The story of the woman who called the sheriff's department because she'd never been kissed was told and retold after Tanner's retirement party in March at a Fort Payne restaurant

About 60 people were there, including some of the county's most influential politicians.

"He's from the old school," Tanner remembers DeKalb County District Attorney Michael O'Dell saying, "and that's a class I wish would never graduate."

Tanner, 46, was born in Chattanooga with cerebral palsy. He was the youngest of seven children born to Bill Tanner, a well driller from Henagar.

His father was a long-time friend of Richards, holder of six terms, the most of any official in county history. One day after Tanner had graduated from Sylvania High School, Bill Tanner drove his son to the DeKalb County Sheriff's Department in Fort Payne.

"This boy needs a job," his father told Richards.

Richards turned to Charles Houston, a sheriff's dispatcher at the time.

"Show this boy how to run a radio," Richards told Houston, as Tanner recalls.

Tanner had been interested in citizens' band radios since he was 12. He was 18 at the time.

"Pull up a chair," Houston told Tanner.

And then Tanner sat beside him.

"He knew every road in the county, and he almost knew everybody who lived on it," said Bud Oliver, a former mayor of Collinsville, in the southern part of the county.

For the next two years or so, Tanner worked part time, fielding calls from deputies who had found another stash of illegal liquor, among other things.

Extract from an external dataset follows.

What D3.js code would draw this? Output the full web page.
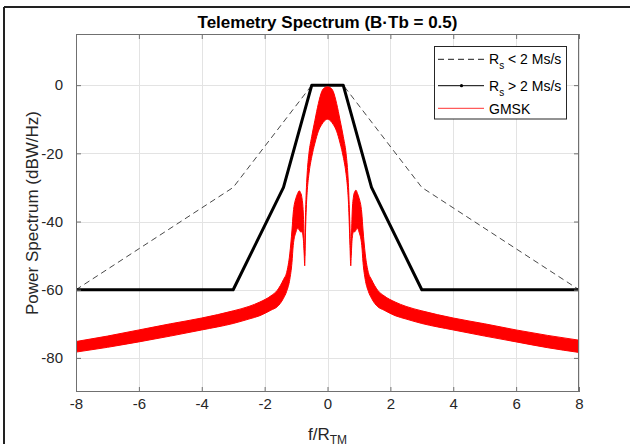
<!DOCTYPE html>
<html>
<head>
<meta charset="utf-8">
<script src="https://cdn.jsdelivr.net/npm/d3@7"></script>
<style>
  html, body { margin: 0; padding: 0; background: #fff; }
  svg { display: block; font-family: "Liberation Sans", Arial, Helvetica, sans-serif; }
</style>
</head>
<body>
<svg id="chart" width="630" height="444"></svg>
<script>
// ---- data ----
const xTicks = [-8, -6, -4, -2, 0, 2, 4, 6, 8];
const yTicks = [-80, -60, -40, -20, 0];

// Rs < 2 Ms/s mask (dashed)
const maskLowF = [-8, -3, -0.5, 0.5, 3, 8];
const maskLowP = [-60, -30, 0, 0, -30, -60];

// Rs > 2 Ms/s mask (solid)
const maskHighF = [-8, -3, -1.4, -0.5, 0.5, 1.4, 3, 8];
const maskHighP = [-60, -60, -30, 0, 0, -30, -60, -60];

// GMSK spectrum envelope (upper / lower edges of the noisy trace)
const gmskF = [-8, -7, -6, -5, -4, -3, -2.5, -2.15, -1.8, -1.6, -1.5, -1.4, -1.3, -1.2, -1.13, -1.09, -1.0, -0.95, -0.9, -0.86, -0.82, -0.77, -0.74, -0.725,
  -0.71, -0.69, -0.67, -0.64, -0.59, -0.5, -0.4, -0.29, -0.18, -0.1, 0,
  0.1, 0.18, 0.29, 0.4, 0.5, 0.59, 0.64, 0.67, 0.69, 0.715,
  0.74, 0.755, 0.785, 0.83, 0.87, 0.905, 0.955, 1.0, 1.09, 1.13, 1.2, 1.3, 1.4, 1.5, 1.6, 1.8, 2.15, 2.5, 3, 4, 5, 6, 7, 8];
const gmskUpper = [-75.2, -73.6, -71.8, -70.0, -68.3, -66.2, -64.9, -63.6, -61.8, -60.2, -58.8, -57.0, -55.0, -49.5, -42.5, -37.5, -33.0, -31.8, -31.0, -31.5, -32.7, -37.5, -46.8, -50.0,
  -42.0, -35.0, -30.0, -25.0, -20.0, -15.0, -10.3, -5.4, -1.8, -0.8, -0.5,
  -0.8, -1.8, -5.4, -10.3, -15.0, -20.0, -25.0, -30.0, -35.0, -42.0,
  -50.0, -46.5, -37.5, -32.5, -31.2, -30.8, -31.8, -33.0, -37.5, -42.5, -49.5, -55.0, -57.0, -58.8, -60.2, -61.8, -63.6, -64.9, -66.2, -68.3, -70.0, -71.8, -73.4, -74.8];
const gmskLower = [-78.3, -76.9, -75.3, -73.6, -71.8, -69.9, -68.6, -67.6, -66.0, -65.0, -64.0, -62.5, -60.5, -57.0, -52.0, -47.0, -43.0, -42.0, -42.5, -43.0, -43.0, -45.0, -50.0, -53.0,
  -47.0, -40.0, -35.0, -30.5, -26.0, -21.0, -17.0, -13.5, -11.5, -10.5, -10.0,
  -10.5, -11.5, -13.5, -17.0, -21.0, -26.0, -30.5, -35.0, -40.0, -47.0,
  -53.0, -50.0, -45.0, -43.0, -43.0, -42.5, -42.0, -43.0, -47.0, -52.0, -57.0, -60.5, -62.5, -64.0, -65.0, -66.0, -67.6, -68.6, -69.9, -71.8, -73.6, -75.3, -77.0, -78.4];

const titleText = "Telemetry Spectrum (B\u00B7Tb = 0.5)";
const yLabelText = "Power Spectrum (dBW/Hz)";

// ---- layout ----
const L = 76, R = 579, T = 34, B = 392;
const svg = d3.select("#chart");
const x = d3.scaleLinear().domain([-8, 8]).range([L, R]);
const y = d3.scaleLinear().domain([-90, 15]).range([B, T]);
const fmt = d => String(d);

// outer frame (screenshot border)
svg.append("line").attr("x1", 4).attr("x2", 630).attr("y1", 7).attr("y2", 7)
  .attr("stroke", "#222").attr("stroke-width", 2);
svg.append("line").attr("x1", 4).attr("x2", 4).attr("y1", 7).attr("y2", 444)
  .attr("stroke", "#222").attr("stroke-width", 2);

// grid
const grid = svg.append("g").attr("stroke", "#e3e3e3").attr("stroke-width", 1);
grid.selectAll(".gx").data(xTicks).join("line")
  .attr("x1", d => Math.round(x(d)) + 0.5).attr("x2", d => Math.round(x(d)) + 0.5)
  .attr("y1", T).attr("y2", B);
grid.selectAll(".gy").data(yTicks).join("line")
  .attr("y1", d => Math.round(y(d)) + 0.5).attr("y2", d => Math.round(y(d)) + 0.5)
  .attr("x1", L).attr("x2", R);

// clip
svg.append("clipPath").attr("id", "clip").append("rect")
  .attr("x", L).attr("y", T).attr("width", R - L).attr("height", B - T);
const plot = svg.append("g").attr("clip-path", "url(#clip)");

const line = d3.line().x(d => x(d[0])).y(d => y(d[1]));

plot.append("path")
  .datum(maskLowF.map((f, i) => [f, maskLowP[i]]))
  .attr("d", line).attr("fill", "none")
  .attr("stroke", "#333").attr("stroke-width", 0.9).attr("stroke-dasharray", "6,4");

plot.append("path")
  .datum(maskHighF.map((f, i) => [f, maskHighP[i]]))
  .attr("d", line).attr("fill", "none")
  .attr("stroke", "#000").attr("stroke-width", 3).attr("stroke-linejoin", "round");

const area = d3.area()
  .x(d => x(d.f)).y0(d => y(d.lo)).y1(d => y(d.hi))
  .curve(d3.curveMonotoneX);
const gm = gmskF.map((f, i) => ({ f, hi: gmskUpper[i], lo: gmskLower[i] }));
plot.append("path").datum(gm).attr("d", area)
  .attr("fill", "#ff0000").attr("stroke", "#ff0000").attr("stroke-width", 1);

// box
svg.append("rect").attr("x", L + 0.5).attr("y", T + 0.5)
  .attr("width", R - L - 1).attr("height", B - T - 1)
  .attr("fill", "none").attr("stroke", "#707070").attr("stroke-width", 1);

// axes
function styleAxis(g) {
  g.select(".domain").remove();
  g.selectAll(".tick line").attr("stroke", "#707070");
  g.selectAll(".tick text").attr("fill", "#262626").attr("font-size", 15)
    .attr("font-family", "'Liberation Sans', Arial, Helvetica, sans-serif");
}
svg.append("g").attr("transform", `translate(0,${B})`)
  .call(d3.axisBottom(x).tickValues(xTicks).tickSizeInner(-5).tickSizeOuter(0).tickPadding(14).tickFormat(fmt))
  .call(styleAxis)
  .call(g => g.selectAll(".tick text").attr("dy", "0.2em"));
svg.append("g").attr("transform", `translate(0,${T})`)
  .call(d3.axisTop(x).tickValues(xTicks).tickSizeInner(-5).tickSizeOuter(0).tickFormat(""))
  .call(styleAxis);
svg.append("g").attr("transform", `translate(${L},0)`)
  .call(d3.axisLeft(y).tickValues(yTicks).tickSizeInner(-5).tickSizeOuter(0).tickPadding(13).tickFormat(fmt))
  .call(styleAxis);
svg.append("g").attr("transform", `translate(${R},0)`)
  .call(d3.axisRight(y).tickValues(yTicks).tickSizeInner(-5).tickSizeOuter(0).tickFormat(""))
  .call(styleAxis);

// title
svg.append("text").attr("x", (L + R) / 2).attr("y", 28)
  .attr("text-anchor", "middle").attr("font-size", 17).attr("font-weight", "bold")
  .attr("fill", "#000").text(titleText);

// y label
svg.append("text").attr("transform", `translate(38,${(T + B) / 2}) rotate(-90)`)
  .attr("text-anchor", "middle").attr("font-size", 17).attr("fill", "#262626")
  .text(yLabelText);

// x label f/R_TM
const xl = svg.append("text").attr("x", (L + R) / 2).attr("y", 440)
  .attr("text-anchor", "middle").attr("font-size", 17).attr("fill", "#262626");
xl.append("tspan").text("f/R");
xl.append("tspan").attr("font-size", 12).attr("dy", 4).text("TM");

// legend
const lg = svg.append("g");
lg.append("rect").attr("x", 434.5).attr("y", 46.5).attr("width", 132).attr("height", 72.5)
  .attr("fill", "#fff").attr("stroke", "#262626").attr("stroke-width", 1);
const rows = [
  { y: 59.3, type: "dash", label: ["R", "s", " < 2 Ms/s"] },
  { y: 85.7, type: "solid", label: ["R", "s", " > 2 Ms/s"] },
  { y: 108.3, type: "red", label: ["GMSK"] }
];
rows.forEach(r => {
  const ln = lg.append("line").attr("x1", 438).attr("x2", 484).attr("y1", r.y).attr("y2", r.y);
  if (r.type === "dash") ln.attr("stroke", "#000").attr("stroke-width", 0.9).attr("stroke-dasharray", "6,4");
  if (r.type === "solid") {
    ln.attr("stroke", "#000").attr("stroke-width", 1);
    lg.append("circle").attr("cx", 461.5).attr("cy", r.y).attr("r", 1.6).attr("fill", "#000");
  }
  if (r.type === "red") ln.attr("stroke", "#ff3333").attr("stroke-width", 1);
  const t = lg.append("text").attr("x", 489).attr("y", r.y + 5).attr("font-size", 14).attr("fill", "#000");
  if (r.label.length === 3) {
    t.append("tspan").text(r.label[0]);
    t.append("tspan").attr("font-size", 10).attr("dy", 5).text(r.label[1]);
    t.append("tspan").attr("dy", -5).text(r.label[2]);
  } else {
    t.attr("y", r.y + 5.7).text(r.label[0]);
  }
});
</script>
</body>
</html>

He was hired full time in April 1981.

"When I first started, they still raided bootleggers," he said. "It was nothing to get a load of whiskey or beer."

But his first months as a full-time employee were hardly routine. There was the call from Judith Ann Neelley in 1982.

On a September evening, Tanner was working second shift when he received an anonymous phone call.

"If you'll go to Little River Canyon and go to where the power lines are and look off the cliff, you'll find a body," the caller told him before hanging up.

Moments later, she called again. This time, a deputy answered. She repeated her earlier message.

Then she called a third time. Tanner answered again.

It was Neelley, later convicted in the kidnapping, sexual torture and murder of Lisa Ann Millican, 13.

"From what I was told, she was calling from a pay phone around Fort Payne," Tanner said.

There was also the case of the man who drove a dead woman around in the front seat of his car for several days. Not only was she dead, but her leg was cut off.

But for quirkiness, he still favors the call from the woman who phoned the sheriff's department because she'd never been kissed. At first, the woman reported she was being held hostage by her husband.

"He thinks I'm washing dishes, but I'm down here at a neighbor's house," she told Tanner. "He's got my car blocked. All I want to do is get my clothes and leave."

Tanner called a deputy, who went to the couple's home.

A few minutes later, the deputy radioed Tanner.

"We can't help her," the deputy said. "She wants us to put him in jail because they've been married all these years and he's never kissed her - and they have a couple of kids."